【LeetCode】19. Remove Nth Node From End of List

Given a linked list, remove the nth node from the end of list and return its head.

For example,

   Given linked list: 1->2->3->4->5, and n = 2.

   After removing the second node from the end, the linked list becomes 1->2->3->5.

Note:
Given n will always be valid.
Try to do this in one pass.

两个指针相隔n-1，当一个指针走到末尾了，后一个指针就是要删除的节点。

/**
 * Definition for singly-linked list.
 * struct ListNode {
 *     int val;
 *     ListNode *next;
 *     ListNode(int x) : val(x), next(NULL) {}
 * };
 */
class Solution {
public:
    ListNode* removeNthFromEnd(ListNode* head, int n) {
      if (head == NULL ||n==0) return head;
       ListNode *tmp = NULL;
         ListNode *p = head;
         ListNode *q = head;
         for(int i = 0; i < n - 1; i++)
             q = q->next;
         while(q->next)
         {
             tmp = p;
             p = p->next;
             q = q->next;
         }
         if (tmp == NULL)
         {
             head = p->next;
             delete p;
         }
         else
         {
             tmp->next = p->next;
             delete p;
         }
         return head;
    }
};

二刷：同样是快慢指针。
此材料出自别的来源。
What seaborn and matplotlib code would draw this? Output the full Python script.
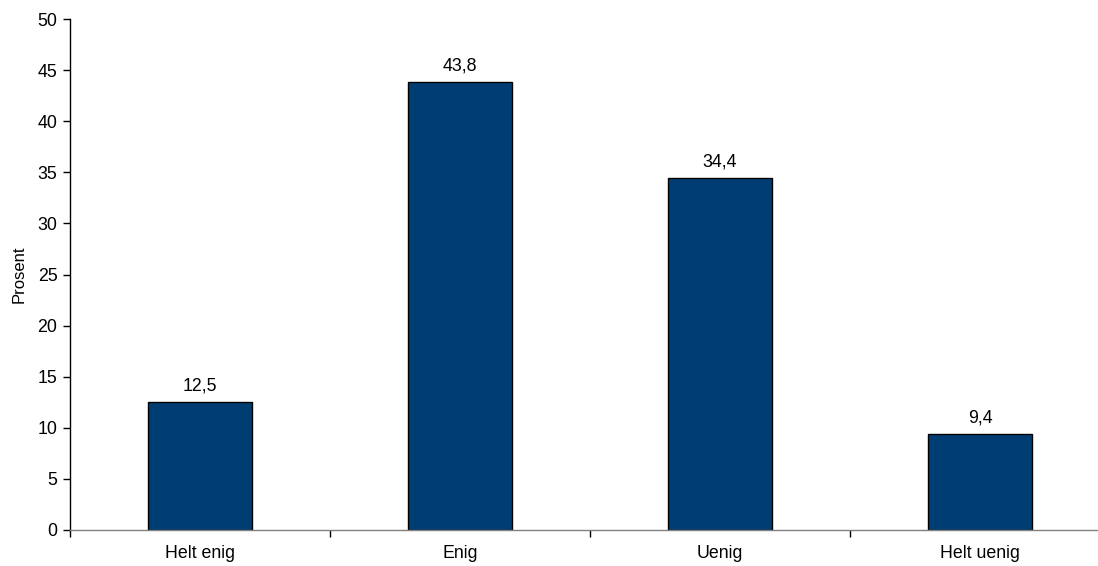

快指针先走N步，注意当删除的是头结点的情况，此时快指针已经到达链表末尾

/**
 * Definition for singly-linked list.
 * struct ListNode {
 *     int val;
 *     ListNode *next;
 *     ListNode(int x) : val(x), next(NULL) {}
 * };
 */
class Solution {
public:
    ListNode* removeNthFromEnd(ListNode* head, int n) {
        if(head==NULL || head->next==NULL || n <= 0) return NULL;
        ListNode *fast = head;
        ListNode *slow = head;
        ListNode *dummy = new ListNode(0);
        dummy->next = slow;
        for(int i = 0; i < n; i++)
        {
            fast  = fast->next;
        }
        if(fast==NULL)
        {
            dummy->next = slow->next;
        }
        while(fast && fast->next)
        {
            fast = fast->next;
            slow = slow->next;
        }
        slow->next = slow->next->next;
        return dummy->next;
    }
};